Filmography highlights: Creator (1993, music doc), Hideaway (1995, psychological thriller with Jeff Goldblum), Music for the Movies: Bernard Herrmann (1992, documentary), Frankenstein (2015, modern retelling), and Red Snow (2021, vampire comedy). Rose’s oeuvre reflects restless innovation, horror roots informing eclectic output.

Actor in the Spotlight

Tony Todd, born December 4, 1954, in Washington, D.C., overcame a turbulent youth marked by parental separation and urban strife. Raised in Hartford, Connecticut, he discovered acting at the University of Connecticut, later training at the Eugene O’Neill Theater Center. Broadway debut in Oh! Brother (1981) led to film breaks.

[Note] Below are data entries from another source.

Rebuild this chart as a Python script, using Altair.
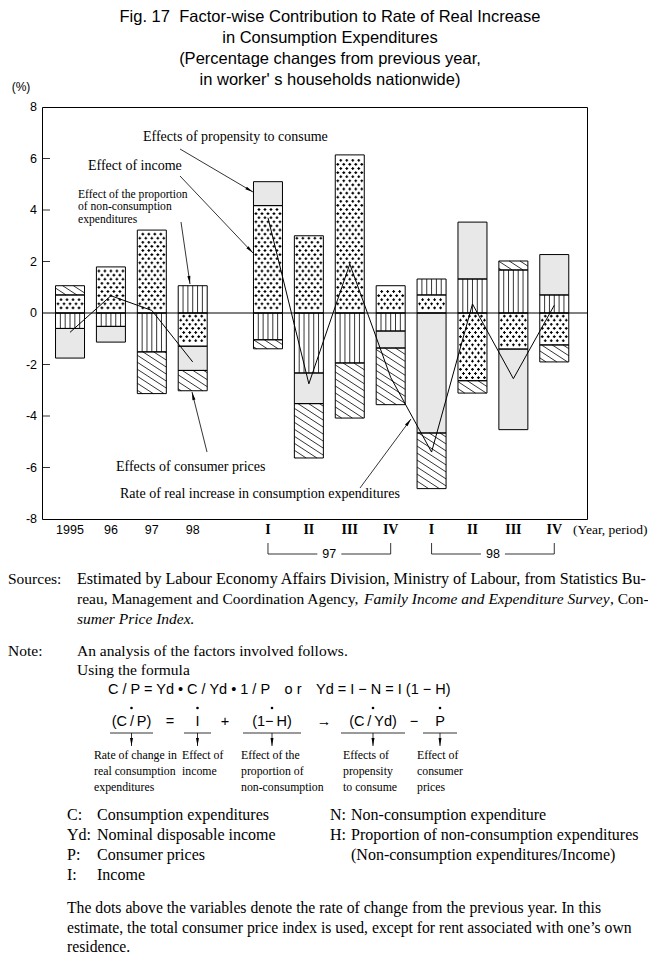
import math
import altair as alt
import pandas as pd

# ---------------- data ----------------
periods = ["1995", "1996", "1997", "1998",
           "97-I", "97-II", "97-III", "97-IV", "98-I", "98-II", "98-III", "98-IV"]
year_labels = ["1995", "96", "97", "98"]
quarter_labels = ["I", "II", "III", "IV", "I", "II", "III", "IV"]
bracket_labels = ["97", "98"]

income          = [0.70, 1.79, 3.22, -1.29, 4.17, 3.00, 6.14, 1.06, 0.70, -2.63, -1.40, -1.24]
non_consumption = [-0.60, -0.52, -1.51, 1.06, -1.04, -2.33, -1.94, -0.70, 0.62, 1.32, 1.67, 0.70]
propensity      = [-1.15, -0.61, 0.00, -0.94, 0.93, -1.19, 0.00, -0.66, -4.66, 2.21, -3.13, 1.57]
prices          = [0.36, 0.00, -1.62, -0.79, -0.35, -2.11, -2.14, -2.20, -2.16, -0.48, 0.35, -0.66]
real_rate       = [-0.75, 0.67, 0.10, -1.90, 3.70, -2.75, 1.90, -2.50, -5.40, 0.35, -2.55, 0.30]
y_ticks = [8, 6, 4, 2, 0, -2, -4, -6, -8]

# ---------------- layout ----------------
IMG_L, IMG_T = 42, 107          # page position of the plot origin
W, H = 545, 412
PXX = 40.9                      # px per period slot
XMIN = -0.685
XMAX = XMIN + W / PXX
YMIN, YMAX = -8, 8
PXY = H / (YMAX - YMIN)
HALF = 14.5 / PXX
Q0 = 4.84
slots = [float(i) for i in range(4)] + [Q0 + j for j in range(8)]
SANS, SERIF = "Liberation Sans", "Liberation Serif"


def X(px):
    return XMIN + (px - IMG_L) / PXX


def Y(py):
    return YMAX - (py - IMG_T) / PXY


def sx(v):
    return (v - XMIN) * PXX + IMG_L


def sy(v):
    return (YMAX - v) * PXY + IMG_T


xsc = alt.Scale(domain=[XMIN, XMAX], nice=False, zero=False)
ysc = alt.Scale(domain=[YMIN, YMAX], nice=False, zero=False)

# ---------------- stacked segments ----------------
components = [("income", income), ("noncons", non_consumption),
              ("propensity", propensity), ("prices", prices)]
segs = []
for i, per in enumerate(periods):
    pos = neg = 0.0
    for comp, vals in components:
        v = vals[i]
        if v == 0:
            continue
        if v > 0:
            y0, y1 = pos, pos + v
            pos += v
        else:
            y0, y1 = neg, neg + v
            neg += v
        segs.append(dict(period=per, comp=comp, xl=slots[i] - HALF, xr=slots[i] + HALF,
                         y0=y0, y1=y1))
seg_df = pd.DataFrame(segs)

# ---------------- fill patterns ----------------
dots, hatch = [], []
for s in segs:
    xl, xr = sx(s["xl"]), sx(s["xr"])
    yt, yb = sy(max(s["y0"], s["y1"])), sy(min(s["y0"], s["y1"]))
    if s["comp"] == "income":
        n = math.ceil((yt + 1.8 - IMG_T) / 4.1)
        while IMG_T + n * 4.1 < yb - 1.5:
            yy = IMG_T + n * 4.1
            offs = [2.5, 8.5, 14.5, 20.5, 26.5] if n % 2 == 0 else [5.5, 11.5, 17.5, 23.5]
            for o in offs:
                dots.append(dict(x=X(xl + o), y=Y(yy)))
            n += 1
    elif s["comp"] == "noncons":
        for k in range(1, 6):
            xx = xl + k * (xr - xl) / 6
            hatch.append(dict(x=X(xx), x2=X(xx), y=Y(yt), y2=Y(yb)))
    elif s["comp"] == "prices":
        sl, sp = 0.65, 7.0
        kmin, kmax = yt - sl * xr, yb - sl * xl
        k = math.ceil(kmin / sp) * sp
        while k < kmax:
            xa = max(xl, (yt - k) / sl)
            xb = min(xr, (yb - k) / sl)
            if xb - xa > 0.8:
                hatch.append(dict(x=X(xa), x2=X(xb), y=Y(sl * xa + k), y2=Y(sl * xb + k)))
            k += sp
dots_df = pd.DataFrame(dots)
hatch_df = pd.DataFrame(hatch)

rate_df = pd.DataFrame({"slot": slots, "rate": real_rate,
                        "grp": ["year"] * 4 + ["quarter"] * 8})

# ---------------- annotation geometry (page px) ----------------
lines, heads = [], []


def arrow(x1, y1, x2, y2, head=True):
    lines.append(dict(x=X(x1), x2=X(x2), y=Y(y1), y2=Y(y2)))
    if head:
        d = math.hypot(x2 - x1, y2 - y1)
        ux, uy = (x2 - x1) / d, (y2 - y1) / d
        heads.append(dict(x=X(x2 - ux * 4), y=Y(y2 - uy * 4),
                          ang=math.degrees(math.atan2(ux, -uy)) % 360))


arrow(180, 149, 253, 192)
arrow(180, 176, 253, 253)
arrow(181, 222, 190, 284)
arrow(207, 452, 192, 392)
arrow(360, 488, 411, 419)
for xa, xb in [(110, 153), (184, 211), (243, 301), (341, 405), (423, 457)]:
    arrow(xa, 733, xb, 733, head=False)
    arrow((xa + xb) / 2, 733, (xa + xb) / 2, 746)
# inward y ticks
for t in y_ticks:
    if t not in (8, 0, -8):
        arrow(IMG_L, sy(t), IMG_L + 8, sy(t), head=False)
# brackets under the quarters
texts = []
for b, lab in enumerate(bracket_labels):
    xa, xb = sx(Q0 + 4 * b), sx(Q0 + 4 * b + 3)
    mid = (xa + xb) / 2
    arrow(xa, 543, xa, 554, head=False)
    arrow(xb, 543, xb, 554, head=False)
    arrow(xa, 554, mid - 12, 554, head=False)
    arrow(mid + 12, 554, xb, 554, head=False)
    texts.append((lab, mid, 554, SANS, 12.5, "normal", "normal", "center"))
lines_df = pd.DataFrame(lines)
heads_df = pd.DataFrame(heads)
fdots_df = pd.DataFrame({"x": [X(v) for v in [131.5, 197.5, 272, 373, 440]],
                         "y": [Y(708)] * 5})

# ---------------- texts ----------------
for t in y_ticks:
    texts.append((str(t), 37, sy(t), SANS, 12.5, "normal", "normal", "right"))
for i, lab in enumerate(year_labels):
    texts.append((lab, sx(slots[i]), 530, SANS, 12.5, "normal", "normal", "center"))
for j, lab in enumerate(quarter_labels):
    texts.append((lab, sx(slots[4 + j]), 530, SERIF, 14, "normal", "bold", "center"))

title_lines = ["Fig. 17\u00a0\u00a0Factor-wise Contribution to Rate of Real Increase",
               "in Consumption Expenditures",
               "(Percentage changes from previous year,",
               "in worker' s households nationwide)"]
for k, t in enumerate(title_lines):
    texts.append((t, 330, 17 + 21 * k, SANS, 16.5, "normal", "normal", "center"))

texts += [
    ("(%)", 21, 87, SANS, 12, "normal", "normal", "center"),
    ("(Year, period)", 573, 530, SERIF, 13.5, "normal", "normal", "left"),
    ("Effects of propensity to consume", 143, 137, SERIF, 14, "normal", "normal", "left"),
    ("Effect of income", 88, 166, SERIF, 14, "normal", "normal", "left"),
    ("Effect of the proportion", 78, 194.5, SERIF, 11.6, "normal", "normal", "left"),
    ("of non-consumption", 78, 207, SERIF, 11.6, "normal", "normal", "left"),
    ("expenditures", 78, 219.5, SERIF, 11.6, "normal", "normal", "left"),
    ("Effects of consumer prices", 116, 467, SERIF, 14, "normal", "normal", "left"),
    ("Rate of real increase in consumption expenditures", 120, 494, SERIF, 14, "normal", "normal", "left"),
    ("Sources:", 8, 579, SERIF, 15.5, "normal", "normal", "left"),
    ("Estimated by Labour Economy Affairs Division, Ministry of Labour, from Statistics Bu-",
     77, 579, SERIF, 16.1, "normal", "normal", "left"),
    ("reau, Management and Coordination Agency,", 77, 599, SERIF, 15.5, "normal", "normal", "left"),
    ("Family Income and Expenditure Survey", 364, 599, SERIF, 15.5, "italic", "normal", "left"),
    (", Con-", 610, 599, SERIF, 15.5, "normal", "normal", "left"),
    ("sumer Price Index.", 77, 619, SERIF, 15.5, "italic", "normal", "left"),
    ("Note:", 8, 651, SERIF, 15.5, "normal", "normal", "left"),
    ("An analysis of the factors involved follows.", 77, 651, SERIF, 15.5, "normal", "normal", "left"),
    ("Using the formula", 77, 670, SERIF, 15.5, "normal", "normal", "left"),
    ("C / P = Yd \u2022 C / Yd \u2022 1 / P\u2003o r\u2003Yd = I \u2212 N = I (1 \u2212 H)",
     108, 690, SANS, 14.5, "normal", "normal", "left"),
    ("(C\u2009/\u2009P)", 131.5, 722, SANS, 14.5, "normal", "normal", "center"),
    ("=", 170, 722, SANS, 14.5, "normal", "normal", "center"),
    ("I", 197.5, 722, SANS, 14.5, "normal", "normal", "center"),
    ("+", 225, 722, SANS, 14.5, "normal", "normal", "center"),
    ("(1\u2212\u2009H)", 272, 722, SANS, 14.5, "normal", "normal", "center"),
    ("\u2192", 324, 722, SANS, 14.5, "normal", "normal", "center"),
    ("(C\u2009/\u2009Yd)", 373, 722, SANS, 14.5, "normal", "normal", "center"),
    ("\u2212", 414, 722, SANS, 14.5, "normal", "normal", "center"),
    ("P", 440, 722, SANS, 14.5, "normal", "normal", "center"),
]
desc = [(94, ["Rate of change in", "real consumption", "expenditures"]),
        (182, ["Effect of", "income"]),
        (241, ["Effect of the", "proportion of", "non-consumption"]),
        (343, ["Effects of", "propensity", "to consume"]),
        (417, ["Effect of", "consumer", "prices"])]
for xx, ls in desc:
    for k, t in enumerate(ls):
        texts.append((t, xx, 755 + 16 * k, SERIF, 11.8, "normal", "normal", "left"))
defs_left = [("C:", "Consumption expenditures"), ("Yd:", "Nominal disposable income"),
             ("P:", "Consumer prices"), ("I:", "Income")]
for k, (a, b) in enumerate(defs_left):
    texts.append((a, 67, 815 + 20 * k, SERIF, 16, "normal", "normal", "left"))
    texts.append((b, 97, 815 + 20 * k, SERIF, 16, "normal", "normal", "left"))
texts += [
    ("N:", 330, 815, SERIF, 16, "normal", "normal", "left"),
    ("Non-consumption expenditure", 351, 815, SERIF, 16, "normal", "normal", "left"),
    ("H:", 330, 835, SERIF, 16, "normal", "normal", "left"),
    ("Proportion of non-consumption expenditures", 351, 835, SERIF, 16, "normal", "normal", "left"),
    ("(Non-consumption expenditures/Income)", 351, 855, SERIF, 16, "normal", "normal", "left"),
]
para = ["The dots above the variables denote the rate of change from the previous year. In this",
        "estimate, the total consumer price index is used, except for rent associated with one\u2019s own",
        "residence."]
for k, t in enumerate(para):
    texts.append((t, 67, 908 + 19.5 * k, SERIF, 15.7, "normal", "normal", "left"))

text_df = pd.DataFrame(texts, columns=["text", "px", "py", "font", "size", "style", "weight", "align"])
text_df["x"] = text_df["px"].map(X)
text_df["y"] = text_df["py"].map(Y)

# ---------------- layers ----------------
fill = alt.Chart(seg_df).mark_rect(strokeWidth=0).encode(
    x=alt.X("xl:Q", scale=xsc, axis=None), x2="xr:Q",
    y=alt.Y("y0:Q", scale=ysc, axis=None), y2="y1:Q",
    color=alt.Color("comp:N", legend=None,
                    scale=alt.Scale(domain=["income", "noncons", "propensity", "prices"],
                                    range=["white", "white", "#e8e8e8", "white"])),
)
dot_layer = alt.Chart(dots_df).mark_point(shape="cross", filled=True, size=8, color="black",
                                          strokeWidth=0, opacity=1).encode(
    x=alt.X("x:Q", scale=xsc, axis=None), y=alt.Y("y:Q", scale=ysc, axis=None))
hatch_layer = alt.Chart(hatch_df).mark_rule(color="black", strokeWidth=0.8).encode(
    x=alt.X("x:Q", scale=xsc, axis=None), x2="x2:Q",
    y=alt.Y("y:Q", scale=ysc, axis=None), y2="y2:Q")
outline = alt.Chart(seg_df).mark_rect(fillOpacity=0, stroke="black", strokeWidth=1).encode(
    x=alt.X("xl:Q", scale=xsc, axis=None), x2="xr:Q",
    y=alt.Y("y0:Q", scale=ysc, axis=None), y2="y1:Q")
zero = alt.Chart(pd.DataFrame({"y": [0]})).mark_rule(color="black", strokeWidth=1).encode(
    y=alt.Y("y:Q", scale=ysc, axis=None))
rate = alt.Chart(rate_df).mark_line(color="black", strokeWidth=1).encode(
    x=alt.X("slot:Q", scale=xsc, axis=None), y=alt.Y("rate:Q", scale=ysc, axis=None),
    detail="grp:N")
ann_lines = alt.Chart(lines_df).mark_rule(color="black", strokeWidth=0.8).encode(
    x=alt.X("x:Q", scale=xsc, axis=None), x2="x2:Q",
    y=alt.Y("y:Q", scale=ysc, axis=None), y2="y2:Q")
ann_heads = alt.Chart(heads_df).mark_point(shape="M0,-1L0.38,1L-0.38,1Z", filled=True, size=64,
                                           color="black", strokeWidth=0, opacity=1).encode(
    x=alt.X("x:Q", scale=xsc, axis=None), y=alt.Y("y:Q", scale=ysc, axis=None),
    angle=alt.Angle("ang:Q", scale=None))
fdots = alt.Chart(fdots_df).mark_point(shape="circle", filled=True, size=7, color="black",
                                       strokeWidth=0, opacity=1).encode(
    x=alt.X("x:Q", scale=xsc, axis=None), y=alt.Y("y:Q", scale=ysc, axis=None))
text_layer = alt.Chart(text_df).mark_text(
    baseline="middle", color="black",
    font=alt.ExprRef(expr="datum.font"),
    fontStyle=alt.ExprRef(expr="datum.style"),
    fontWeight=alt.ExprRef(expr="datum.weight"),
    align=alt.ExprRef(expr="datum.align"),
).encode(
    x=alt.X("x:Q", scale=xsc, axis=None), y=alt.Y("y:Q", scale=ysc, axis=None),
    text="text:N", size=alt.Size("size:Q", scale=None, legend=None))

chart = alt.layer(fill, dot_layer, hatch_layer, outline, zero, rate, ann_lines, ann_heads,
                  fdots, text_layer).properties(
    width=W, height=H, autosize="none",
    padding={"left": IMG_L - 8, "top": IMG_T - 8, "right": 640 - (IMG_L - 8) - W,
             "bottom": 947 - (IMG_T - 8) - H},
).configure_view(stroke="black", strokeWidth=1)

chart.save("out.html", embed_options={"renderer": "svg", "actions": False})
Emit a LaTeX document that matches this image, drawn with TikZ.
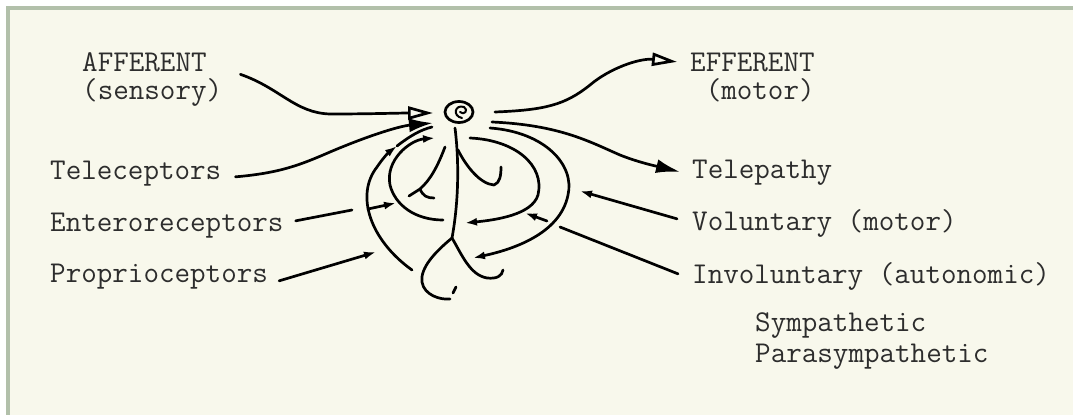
\documentclass[tikz,border=0pt]{standalone}
\usepackage{fontspec}
\usepackage{tikz}
\usetikzlibrary{arrows.meta}
\definecolor{paper}{RGB}{248,248,236}
\definecolor{frame}{RGB}{178,192,170}
\definecolor{ink}{RGB}{45,45,45}

\begin{document}
\begin{tikzpicture}[x=1pt,y=-1pt,
    lbl/.style={font=\ttfamily\fontsize{30.2}{24}\selectfont\addfontfeatures{FakeBold=1.2}, text=ink, inner sep=0pt, anchor=base west},
    stroke/.style={line width=2.7pt, line cap=round, line join=round},
    wedge/.style={stroke, -{Latex[length=24pt,width=14pt]}},
    hollow/.style={stroke, -{Triangle[open,length=25pt,width=13pt]}},
    small/.style={stroke, -{Latex[length=12pt,width=8pt]}}]
    %[scale=1]
\useasboundingbox (0,0) rectangle (1073,415);

% Draw the sheet and its frame
\fill[white] (0,0) rectangle (1073,415);
\fill[paper] (6,6) rectangle (1073,415);
\fill[frame] (6,6) rectangle (1073,9.5);
\fill[frame] (6,6) rectangle (9.5,415);

% Labels on the left
\node[lbl, align=left] (aff) at (82,99) {AFFERENT\\[4pt](sensory)};
\node[lbl] (tele) at (50,179) {Teleceptors};
\node[lbl] (ento) at (50,231) {Enteroreceptors};
\node[lbl] (prop) at (50,282) {Proprioceptors};

% Labels on the right
\node[lbl, align=right] (eff) at (690,99) {EFFERENT\\[4pt](motor)};
\node[lbl] (telep) at (692,178) {Telepathy};
\node[lbl] (volu) at (692,230) {Voluntary (motor)};
\node[lbl] (invo) at (692,283) {Involuntary (autonomic)};
\node[lbl, align=left] (symp) at (755,362) {Sympathetic\\[4pt]Parasympathetic};

% Draw the little man
\draw[stroke] (459,112) ellipse [x radius=14pt, y radius=10.5pt];
\draw[stroke,line width=2pt] (462,118) .. controls (452,116) and (455,104) .. (464,107) .. controls (469,110) and (464,116) .. (460,112);
\draw[stroke] (455,128) .. controls (459,160) and (459,200) .. (452,238);
\draw[stroke] (445,147) .. controls (437,168) and (430,180) .. (420,189);
\draw[stroke] (409,196) -- (420,189) .. controls (423,196) and (427,198) .. (434,198);
\draw[stroke] (458,150) .. controls (466,166) and (480,184) .. (494,185) .. controls (500,183) and (501,175) .. (501,167);
\draw[stroke] (452,238) .. controls (435,252) and (420,268) .. (422,282) .. controls (424,295) and (440,300) .. (450,299);
\draw[stroke] (456,287) -- (453,293);
\draw[stroke] (452,238) .. controls (462,255) and (470,275) .. (487,278) .. controls (497,279) and (502,276) .. (503,270);

% Afferent side
\draw[hollow] ([xshift=18pt,yshift=22.5pt]aff.mid east) .. controls (280,88) and (295,113) .. (330,114) .. controls (370,114) and (400,113) .. (433,113);
\draw[wedge] ([xshift=14pt]tele.mid east) .. controls (280,173) and (300,165) .. (330,152) .. controls (370,135) and (400,126) .. (433,123);
\draw[small] (412,270) .. controls (370,240) and (355,195) .. (377,167) .. controls (383,158) and (389,152) .. (397,146);
\draw[stroke] (397,146) .. controls (410,136) and (420,130) .. (432,127);
\draw[small] (443,220) .. controls (415,220) and (395,205) .. (390,185) .. controls (385,160) and (410,140) .. (435,138);
\draw[stroke] ([xshift=12pt,yshift=8pt]ento.mid east) -- (352,210);
\draw[small] (368,209) -- (396,203);
\draw[small] ([xshift=11pt,yshift=-1pt]prop.mid east) -- (376,252);

% Efferent side
\draw[hollow] (495,112) .. controls (545,110) and (565,105) .. (590,85) .. controls (610,68) and (640,58) .. ([xshift=-13pt,yshift=35pt]eff.mid west);
\draw[wedge] (492,122) .. controls (560,125) and (590,142) .. (620,155) .. controls (640,163) and (660,167) .. ([xshift=-12pt,yshift=4pt]telep.mid west);
\draw[small] (470,138) .. controls (515,140) and (545,165) .. (538,195) .. controls (532,215) and (495,220) .. (465,223);
\draw[small] (490,128) .. controls (545,132) and (575,165) .. (568,195) .. controls (560,235) and (510,250) .. (473,258);
\draw[small] ([xshift=-15pt,yshift=9pt]volu.mid west) -- (580,191);
\draw[stroke] ([xshift=-14pt,yshift=7pt]invo.mid west) -- (560,227);
\draw[small] (547,221) -- (525,213);

\end{tikzpicture}
\end{document}
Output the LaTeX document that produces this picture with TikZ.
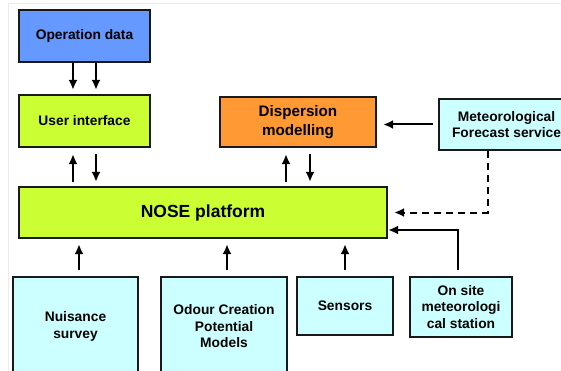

Todd’s screen career exploded with George Romero’s Night of the Living Dead (1990 remake), playing Ben, the resilient survivor. Platoon (1986) featured him as Sergeant Warren, earning praise amid Oliver Stone’s war epic. Candyman (1992) immortalized him as the titular killer, his 6’5″ frame and velvet voice defining the role across three sequels: Farewell to the Flesh (1995), Day of the Dead (1999), and cameo in 2021’s reboot.

Diverse roles span sci-fi: Star Trek: The Next Generation (Kurn in multiple episodes, 1990-2002), Deep Space Nine (Jadzin), and films like The Rock (1996) as terrorist leader. Horror staples include Tales from the Hood (1995), Final Destination (2000) as Bludworth, Hatchet series (Reverend Zombie, 2006-2013).

Awards: NAACP Image nods, Fangoria Chainsaw for Candyman. Recent: Scream (2022) as veteran actor, Replika (2023). Filmography: Sister, Sister (1982), Top of the World (1997), Transformers: Revenge of the Fallen (2009), Texas Chainsaw 3D (2013), Thor: The Dark World (2013, voice), Vanishing on 7th Street (2010), The Man from Earth: Holocene (2017), 45 (2017). Todd’s gravitas bridges genres, voice work in games like Call of Duty.